FERNANDO MENDOZA J / Exprés
Era un miércoles de lluvia y de otoño cuando entró de pronto a mi cubículo del tercer piso en el edificio público de la calle Juárez. Sonrisa amplia. Llevaba un abrigo negro, que se quitó con cierta ceremonia. Fuerte abrazo. Se sentó en una de las dos sillas que estaban frente a mí.
“Vengo por un café y a platicar”, me dijo con esa cháchara muy suya.
No fue un café y no fue la última plática con Lorenzo “El Cheque” Pérez.
Lo había conocido a principios de los 80 cuando nos impartió a los catequistas un curso de economía y política para el análisis de la realidad. Desde entonces seguido nos encontrábamos y la plática fluía amigablemente. La amistad creció luego del verano caliente del 86, cuando yo trabajaba para Notidiócesis en el mismo edificio en el que despachaba Mons. Adalberto Almeida y Merino.
Acudía yo de vez en cuando a la oficina de El Cheque para echar el café y platicar de política, de religión, de educación…
Ese miércoles lluvioso hablamos de libros. Cuando se puso su abrigo dispuesto a capotear la fría tarde, me dijo: “Debes leer El Reino, de Emmanuel Carrére… te va a gustar”.
El Cheque no fallaba en sus recomendaciones. Era certero en sus análisis políticos, porque su vida entera la había dedicado a procesar información, tanto que su empresa la llamó Información Procesada. Y en sus recomendaciones de libros para conmigo, tampoco fallaba. Por cierto, El Cheque y Jorge Eugenio fuero los causantes a introducirme a las letras de Ibargüengoitia.
Así que llegada la Feria del Libro de Chihuahua me apresté para conseguir la recomendación. Lo conseguí y rápido me introduje a su vaivén.
Hablo de vaivén, porque El Reino tiene subidas muy altas y bajadas profundas, y si de pronto no se detiene uno a sopesar, a meditar y a dialogar con Carrére, el vaivén lo arrastra sin ganar nada del texto.
El P. Dizán Vázquez me repetía una y otra vez que con los libros se dialoga. “Rayarlos es una forma de dialogar con el autor”, me dijo alguna vez el padre. Contrario a mi costumbre, El Reino no tiene ningún rayón. Quizá porque cada página me parecía un descubrimiento que no me alcanzaba a dialogar.
El Reino no es novela, no es ensayo, no es autobiografía, no es un escrito erudito… Es todo en más de 500 páginas, que invitan a la reflexión profunda, a penetrar en ese Reino anunciado por Jesús, y al que Carrére se descubre imposibilitado para entrar: “He escrito de buena fe este libro… lo he escrito entorpecido por lo que soy: un hombre inteligente, rico, de posición: otros impedimentos para entrar en el Reino”.

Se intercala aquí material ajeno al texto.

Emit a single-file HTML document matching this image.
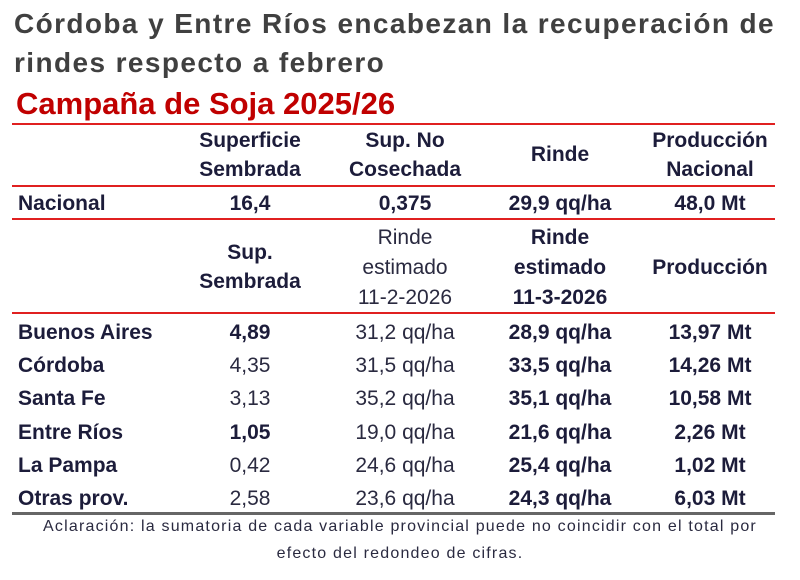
<!DOCTYPE html>
<html><head><meta charset="utf-8"><style>
body{margin:0;width:800px;height:580px;background:#fff;position:relative;overflow:hidden;font-family:"Liberation Sans","DejaVu Sans",sans-serif;}
.t{position:absolute;white-space:nowrap;line-height:24px;height:24px;font-size:21px;color:#1c1c3a;}
.c{width:200px;text-align:center;}
.b{font-weight:bold;}
.n{font-weight:normal;color:#2a2a40;}
.l{position:absolute;left:12px;width:763px;height:2px;background:#e02020;}
h1{position:absolute;left:14px;top:4px;margin:0;font-size:28px;line-height:39px;color:#404040;font-weight:bold;letter-spacing:1.4px;}
.r{position:absolute;left:16px;top:85px;font-size:31px;line-height:38px;font-weight:bold;color:#c00000;}
</style></head><body>
<h1>Córdoba y Entre Ríos encabezan la recuperación de<br>rindes respecto a febrero</h1>
<div class="r">Campaña de Soja 2025/26</div>
<div class="l" style="top:123px"></div>
<div class="l" style="top:185px"></div>
<div class="l" style="top:218px"></div>
<div class="l" style="top:312px"></div>
<div class="l" style="top:512px;background:#666;height:3px"></div>

<div class="t c b" style="left:150px;top:129px">Superficie</div>
<div class="t c b" style="left:150px;top:158px">Sembrada</div>
<div class="t c b" style="left:305px;top:129px">Sup. No</div>
<div class="t c b" style="left:305px;top:158px">Cosechada</div>
<div class="t c b" style="left:460px;top:143px">Rinde</div>
<div class="t c b" style="left:610px;top:129px">Producción</div>
<div class="t c b" style="left:610px;top:158px">Nacional</div>

<div class="t b" style="left:18px;top:192px">Nacional</div>
<div class="t c b" style="left:150px;top:192px">16,4</div>
<div class="t c b" style="left:305px;top:192px">0,375</div>
<div class="t c b" style="left:460px;top:192px">29,9 qq/ha</div>
<div class="t c b" style="left:610px;top:192px">48,0 Mt</div>

<div class="t c b" style="left:150px;top:241px">Sup.</div>
<div class="t c b" style="left:150px;top:270px">Sembrada</div>
<div class="t c n" style="left:305px;top:226px">Rinde</div>
<div class="t c n" style="left:305px;top:256px">estimado</div>
<div class="t c n" style="left:305px;top:286px">11-2-2026</div>
<div class="t c b" style="left:460px;top:226px">Rinde</div>
<div class="t c b" style="left:460px;top:256px">estimado</div>
<div class="t c b" style="left:460px;top:286px">11-3-2026</div>
<div class="t c b" style="left:610px;top:256px">Producción</div>

<div class="t b" style="left:18px;top:321px">Buenos Aires</div>
<div class="t c b" style="left:150px;top:321px">4,89</div>
<div class="t c n" style="left:305px;top:321px">31,2 qq/ha</div>
<div class="t c b" style="left:460px;top:321px">28,9 qq/ha</div>
<div class="t c b" style="left:610px;top:321px">13,97 Mt</div>

<div class="t b" style="left:18px;top:354px">Córdoba</div>
<div class="t c n" style="left:150px;top:354px">4,35</div>
<div class="t c n" style="left:305px;top:354px">31,5 qq/ha</div>
<div class="t c b" style="left:460px;top:354px">33,5 qq/ha</div>
<div class="t c b" style="left:610px;top:354px">14,26 Mt</div>

<div class="t b" style="left:18px;top:387px">Santa Fe</div>
<div class="t c n" style="left:150px;top:387px">3,13</div>
<div class="t c n" style="left:305px;top:387px">35,2 qq/ha</div>
<div class="t c b" style="left:460px;top:387px">35,1 qq/ha</div>
<div class="t c b" style="left:610px;top:387px">10,58 Mt</div>

<div class="t b" style="left:18px;top:421px">Entre Ríos</div>
<div class="t c b" style="left:150px;top:421px">1,05</div>
<div class="t c n" style="left:305px;top:421px">19,0 qq/ha</div>
<div class="t c b" style="left:460px;top:421px">21,6 qq/ha</div>
<div class="t c b" style="left:610px;top:421px">2,26 Mt</div>

<div class="t b" style="left:18px;top:454px">La Pampa</div>
<div class="t c n" style="left:150px;top:454px">0,42</div>
<div class="t c n" style="left:305px;top:454px">24,6 qq/ha</div>
<div class="t c b" style="left:460px;top:454px">25,4 qq/ha</div>
<div class="t c b" style="left:610px;top:454px">1,02 Mt</div>

<div class="t b" style="left:18px;top:487px">Otras prov.</div>
<div class="t c n" style="left:150px;top:487px">2,58</div>
<div class="t c n" style="left:305px;top:487px">23,6 qq/ha</div>
<div class="t c b" style="left:460px;top:487px">24,3 qq/ha</div>
<div class="t c b" style="left:610px;top:487px">6,03 Mt</div>

<div class="t n" style="left:0;width:800px;text-align:center;top:515px;font-size:16px;letter-spacing:1.2px;">Aclaración: la sumatoria de cada variable provincial puede no coincidir con el total por</div>
<div class="t n" style="left:0;width:800px;text-align:center;top:542px;font-size:16px;letter-spacing:1.2px;">efecto del redondeo de cifras.</div>
</body></html>
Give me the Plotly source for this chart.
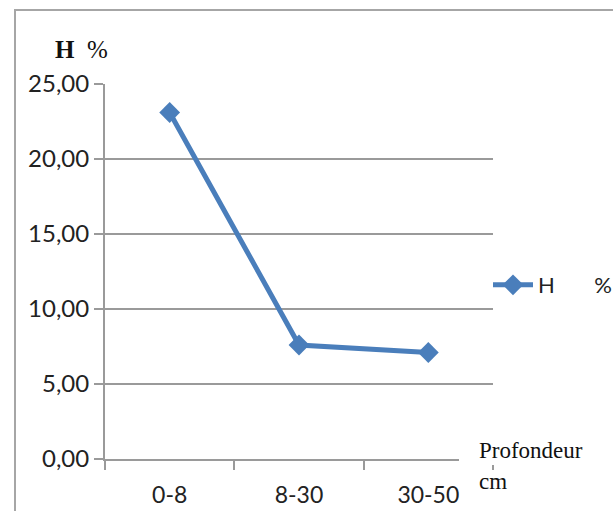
import plotly.graph_objects as go

categories = ["0-8", "8-30", "30-50"]
h_values = [23.1, 7.6, 7.1]
y_ticks = [0, 5, 10, 15, 20, 25]

L, R, T, B = 105, 493, 84, 459
W, H = 613, 511

def px(x):
    return (x - L) / (R - L)

def py(y):
    return (B - y) / (B - T)

blue = "#4A7EBB"
grid = "#9A9A9A"

fig = go.Figure()
fig.add_trace(go.Scatter(
    x=categories, y=h_values, mode="lines+markers",
    name="H\u00a0\u00a0\u00a0\u00a0\u00a0\u00a0\u00a0%",
    line=dict(color=blue, width=5),
    marker=dict(symbol="diamond", size=16, color=blue),
))

fig.update_layout(
    width=W, height=H,
    margin=dict(l=L, r=W - R, t=T, b=H - B, autoexpand=False),
    paper_bgcolor="white", plot_bgcolor="white",
    separators=",.",
    font=dict(family="Lato", size=23, color="#222222"),
    showlegend=True,
    legend=dict(xref="container", yref="container",
                x=488 / W, y=1 - 285 / H, xanchor="left", yanchor="middle",
                bgcolor="rgba(0,0,0,0)", font=dict(family="Lato", size=22),
                itemwidth=40),
    xaxis=dict(type="category", range=[-0.5, 2.5], showgrid=False,
               showline=True, linecolor=grid, linewidth=2,
               ticks="outside", tickson="boundaries", ticklen=9,
               tickcolor=grid, tickwidth=2, tickfont=dict(size=23),
               ticklabelstandoff=14, automargin=False),
    yaxis=dict(range=[0, 25], tickvals=y_ticks, tickformat=".2f",
               showgrid=True, gridcolor=grid, gridwidth=2,
               showline=True, linecolor=grid, linewidth=2,
               ticks="outside", ticklen=9, tickcolor=grid, tickwidth=2,
               zeroline=False, tickfont=dict(size=24), automargin=False),
)

# cover the end of the x axis line behind the axis title
fig.add_shape(type="rect", xref="paper", yref="paper",
              x0=px(459), x1=px(500), y0=py(465), y1=py(453),
              fillcolor="white", line=dict(width=0), layer="above")
# outer chart border
fig.add_shape(type="rect", xref="paper", yref="paper",
              x0=px(15), x1=px(660), y0=py(560), y1=py(10),
              fillcolor="rgba(0,0,0,0)", line=dict(color="#A6A6A6", width=2),
              layer="above")

fig.add_annotation(text="<b>H</b>\u00a0\u00a0%", xref="paper", yref="paper",
                   x=px(53), y=py(49), xanchor="left", yanchor="middle",
                   showarrow=False,
                   font=dict(family="Liberation Serif", size=25, color="#111111"))
fig.add_annotation(text="Profondeur", xref="paper", yref="paper",
                   x=px(477), y=py(450), xanchor="left", yanchor="middle",
                   showarrow=False,
                   font=dict(family="Liberation Serif", size=23, color="#111111"))
fig.add_annotation(text="cm", xref="paper", yref="paper",
                   x=px(477), y=py(482), xanchor="left", yanchor="middle",
                   showarrow=False,
                   font=dict(family="Liberation Serif", size=23, color="#111111"))

fig.write_html("out.html")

Emmanuel Carrére describe en el texto parte de su vida, incluso parte de su vida que apenas desvela. Se describe a sí mismo como “un escéptico. Un agnóstico: ni siquiera lo bastante creyente para ser ateo”. Acechado por la depresión, cae en el alcoholismo, y de allí da un salto a una conversión al catolicismo que lo lleva al Bautismo, al matrimonio por la Iglesia, a bautizar a sus hijos y a acudir a Misa casi diariamente. Pero la explosión de su conversión no dura mucho… vuelve al agnosticismo y a la práctica cotidiana del yoga.
El Reino es su propia búsqueda del Reino. Se adentra a estudiar a los primeros cristianos, principalmente a Pablo, a Juan y a Lucas, quienes lo llevan a conocer a Jesús. Un Jesús que anuncia el Reino, no cualquier reino, sino El Reino.
El Reino es su propia meditación sobre el cristianismo, aquel cristianismo original que mueve a Pablo a viajar para anunciar el Reino, mejor El Reino. Es su propia reflexión sobre Lucas, que -como Carrére- descubre a Jesús desde su erudición.
El Reino es pues el texto que revela el cristianismo que encontró un agnóstico y al que pudo asirse para encontrar allí el fundamento de su vida. El Reino sigue esperando la vuelta de Carrére.
El Cheque Pérez no falló en su recomendación. Pero ya no puedo encontrarlo aquí para tener una última plática ni para tomarnos el último café. El Cheque falleció el pasado 17 de diciembre. Seguro que estará disfrutando El Reino.
Nos leemos la próxima semana. Hay vida.